>> Begin SOURCE EXCERPT

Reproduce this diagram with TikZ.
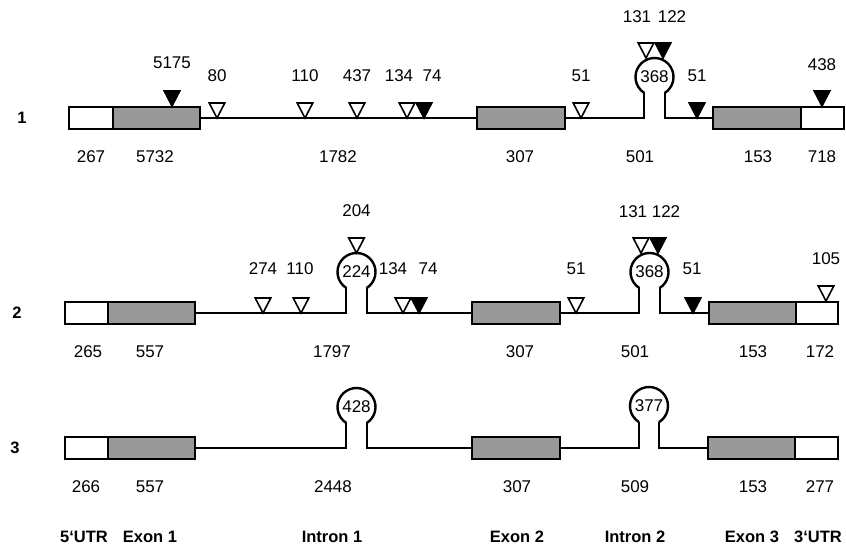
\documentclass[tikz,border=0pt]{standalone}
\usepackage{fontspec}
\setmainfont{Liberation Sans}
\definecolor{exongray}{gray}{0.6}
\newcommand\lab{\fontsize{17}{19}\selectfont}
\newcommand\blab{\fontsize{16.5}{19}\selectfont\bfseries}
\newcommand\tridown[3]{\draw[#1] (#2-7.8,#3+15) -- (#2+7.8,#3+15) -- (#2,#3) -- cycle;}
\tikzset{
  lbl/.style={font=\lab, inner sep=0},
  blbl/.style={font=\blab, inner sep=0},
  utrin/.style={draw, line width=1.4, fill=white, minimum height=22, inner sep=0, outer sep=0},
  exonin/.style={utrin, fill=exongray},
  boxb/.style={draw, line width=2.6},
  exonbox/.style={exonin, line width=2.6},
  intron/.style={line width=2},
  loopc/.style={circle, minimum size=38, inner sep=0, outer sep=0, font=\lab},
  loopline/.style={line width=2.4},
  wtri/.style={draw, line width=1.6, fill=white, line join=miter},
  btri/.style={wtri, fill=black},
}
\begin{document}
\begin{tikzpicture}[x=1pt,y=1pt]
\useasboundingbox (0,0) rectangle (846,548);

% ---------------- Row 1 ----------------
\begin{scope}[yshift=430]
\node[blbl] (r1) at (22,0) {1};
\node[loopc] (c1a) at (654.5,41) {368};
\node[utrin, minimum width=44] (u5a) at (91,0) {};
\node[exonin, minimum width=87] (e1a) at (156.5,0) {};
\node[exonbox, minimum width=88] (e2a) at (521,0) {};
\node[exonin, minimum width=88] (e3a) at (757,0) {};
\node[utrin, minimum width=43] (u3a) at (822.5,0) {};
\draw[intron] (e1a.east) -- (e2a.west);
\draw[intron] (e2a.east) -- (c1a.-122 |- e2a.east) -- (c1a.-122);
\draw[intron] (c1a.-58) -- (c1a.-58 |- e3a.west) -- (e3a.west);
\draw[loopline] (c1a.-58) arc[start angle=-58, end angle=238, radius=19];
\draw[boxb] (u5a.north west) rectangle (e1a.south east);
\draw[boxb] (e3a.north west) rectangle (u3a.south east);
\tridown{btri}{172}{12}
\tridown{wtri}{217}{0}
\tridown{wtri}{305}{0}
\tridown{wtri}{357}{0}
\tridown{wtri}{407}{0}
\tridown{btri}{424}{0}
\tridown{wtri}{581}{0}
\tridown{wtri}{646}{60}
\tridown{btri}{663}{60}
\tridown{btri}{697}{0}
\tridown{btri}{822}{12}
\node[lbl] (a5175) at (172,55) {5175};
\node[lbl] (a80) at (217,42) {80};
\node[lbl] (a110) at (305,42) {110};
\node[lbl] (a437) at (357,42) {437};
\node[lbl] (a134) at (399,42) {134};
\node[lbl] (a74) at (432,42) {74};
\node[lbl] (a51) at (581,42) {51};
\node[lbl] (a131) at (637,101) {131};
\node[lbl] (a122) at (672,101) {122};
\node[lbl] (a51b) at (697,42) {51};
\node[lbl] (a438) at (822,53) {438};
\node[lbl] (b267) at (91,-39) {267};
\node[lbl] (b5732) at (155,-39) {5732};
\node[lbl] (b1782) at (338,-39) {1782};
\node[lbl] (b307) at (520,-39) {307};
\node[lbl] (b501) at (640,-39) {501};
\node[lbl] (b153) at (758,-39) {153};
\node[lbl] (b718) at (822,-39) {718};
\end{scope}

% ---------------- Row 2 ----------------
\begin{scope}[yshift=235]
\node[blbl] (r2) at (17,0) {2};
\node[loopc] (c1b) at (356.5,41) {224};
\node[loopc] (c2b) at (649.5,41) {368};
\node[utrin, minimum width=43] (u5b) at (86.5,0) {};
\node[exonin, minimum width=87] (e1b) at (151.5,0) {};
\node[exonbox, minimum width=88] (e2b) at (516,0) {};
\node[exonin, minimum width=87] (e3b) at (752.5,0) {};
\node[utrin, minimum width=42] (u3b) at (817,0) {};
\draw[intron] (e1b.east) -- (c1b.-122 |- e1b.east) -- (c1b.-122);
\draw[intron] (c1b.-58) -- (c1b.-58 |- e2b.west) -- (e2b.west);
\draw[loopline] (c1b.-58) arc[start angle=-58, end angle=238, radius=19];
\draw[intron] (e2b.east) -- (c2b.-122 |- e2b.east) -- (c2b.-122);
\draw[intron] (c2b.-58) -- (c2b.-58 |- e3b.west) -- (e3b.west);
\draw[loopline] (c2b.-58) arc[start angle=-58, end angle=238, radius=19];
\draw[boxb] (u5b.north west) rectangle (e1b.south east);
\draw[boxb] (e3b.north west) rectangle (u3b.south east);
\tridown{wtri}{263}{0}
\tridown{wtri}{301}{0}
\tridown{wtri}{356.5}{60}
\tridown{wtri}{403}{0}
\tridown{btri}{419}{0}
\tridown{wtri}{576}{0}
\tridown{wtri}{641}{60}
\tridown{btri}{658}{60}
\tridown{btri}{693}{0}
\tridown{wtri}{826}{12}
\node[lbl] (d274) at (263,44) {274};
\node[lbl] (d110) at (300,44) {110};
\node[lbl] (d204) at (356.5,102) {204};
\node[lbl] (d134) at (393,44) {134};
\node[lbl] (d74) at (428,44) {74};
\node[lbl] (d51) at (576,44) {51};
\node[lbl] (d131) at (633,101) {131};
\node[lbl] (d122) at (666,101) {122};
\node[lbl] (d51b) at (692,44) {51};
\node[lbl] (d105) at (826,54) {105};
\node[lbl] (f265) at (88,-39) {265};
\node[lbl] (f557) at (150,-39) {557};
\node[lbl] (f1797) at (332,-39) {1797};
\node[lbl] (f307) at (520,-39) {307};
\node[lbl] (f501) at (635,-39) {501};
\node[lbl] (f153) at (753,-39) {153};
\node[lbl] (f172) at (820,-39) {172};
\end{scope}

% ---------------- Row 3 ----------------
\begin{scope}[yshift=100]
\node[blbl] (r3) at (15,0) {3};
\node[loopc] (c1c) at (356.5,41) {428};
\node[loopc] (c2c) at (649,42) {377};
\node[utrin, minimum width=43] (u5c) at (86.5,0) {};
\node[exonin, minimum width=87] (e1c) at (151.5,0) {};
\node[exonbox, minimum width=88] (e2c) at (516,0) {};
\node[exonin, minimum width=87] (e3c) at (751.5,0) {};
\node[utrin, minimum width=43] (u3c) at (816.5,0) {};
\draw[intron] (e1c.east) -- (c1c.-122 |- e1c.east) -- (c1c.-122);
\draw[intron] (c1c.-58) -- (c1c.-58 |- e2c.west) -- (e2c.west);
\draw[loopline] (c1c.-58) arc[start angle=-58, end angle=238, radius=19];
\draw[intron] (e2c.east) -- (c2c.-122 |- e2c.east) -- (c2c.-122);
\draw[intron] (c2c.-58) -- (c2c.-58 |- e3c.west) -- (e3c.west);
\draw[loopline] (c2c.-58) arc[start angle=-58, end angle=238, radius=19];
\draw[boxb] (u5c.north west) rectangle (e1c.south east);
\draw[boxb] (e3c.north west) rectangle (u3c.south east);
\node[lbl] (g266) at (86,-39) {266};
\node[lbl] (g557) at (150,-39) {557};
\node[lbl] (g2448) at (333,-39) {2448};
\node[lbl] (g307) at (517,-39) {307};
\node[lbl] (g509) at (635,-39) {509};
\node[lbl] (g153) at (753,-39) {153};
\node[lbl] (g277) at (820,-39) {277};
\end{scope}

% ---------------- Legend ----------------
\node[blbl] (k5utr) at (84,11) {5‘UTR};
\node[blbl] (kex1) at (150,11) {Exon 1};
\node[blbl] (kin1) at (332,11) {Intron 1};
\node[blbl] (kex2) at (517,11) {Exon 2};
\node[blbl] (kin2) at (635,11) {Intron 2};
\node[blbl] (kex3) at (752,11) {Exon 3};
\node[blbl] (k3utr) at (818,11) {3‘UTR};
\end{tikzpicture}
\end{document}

>> End SOURCE EXCERPT

> TASK GOAL
Without the pictures, please reproduce each line of the listing above exactly, from the first one through the line bearing "(0,0) rectangle (846,548);".

> ANSWER IN FULL
Reproduce this diagram with TikZ.
\documentclass[tikz,border=0pt]{standalone}
\usepackage{fontspec}
\setmainfont{Liberation Sans}
\definecolor{exongray}{gray}{0.6}
\newcommand\lab{\fontsize{17}{19}\selectfont}
\newcommand\blab{\fontsize{16.5}{19}\selectfont\bfseries}
\newcommand\tridown[3]{\draw[#1] (#2-7.8,#3+15) -- (#2+7.8,#3+15) -- (#2,#3) -- cycle;}
\tikzset{
  lbl/.style={font=\lab, inner sep=0},
  blbl/.style={font=\blab, inner sep=0},
  utrin/.style={draw, line width=1.4, fill=white, minimum height=22, inner sep=0, outer sep=0},
  exonin/.style={utrin, fill=exongray},
  boxb/.style={draw, line width=2.6},
  exonbox/.style={exonin, line width=2.6},
  intron/.style={line width=2},
  loopc/.style={circle, minimum size=38, inner sep=0, outer sep=0, font=\lab},
  loopline/.style={line width=2.4},
  wtri/.style={draw, line width=1.6, fill=white, line join=miter},
  btri/.style={wtri, fill=black},
}
\begin{document}
\begin{tikzpicture}[x=1pt,y=1pt]
\useasboundingbox (0,0) rectangle (846,548);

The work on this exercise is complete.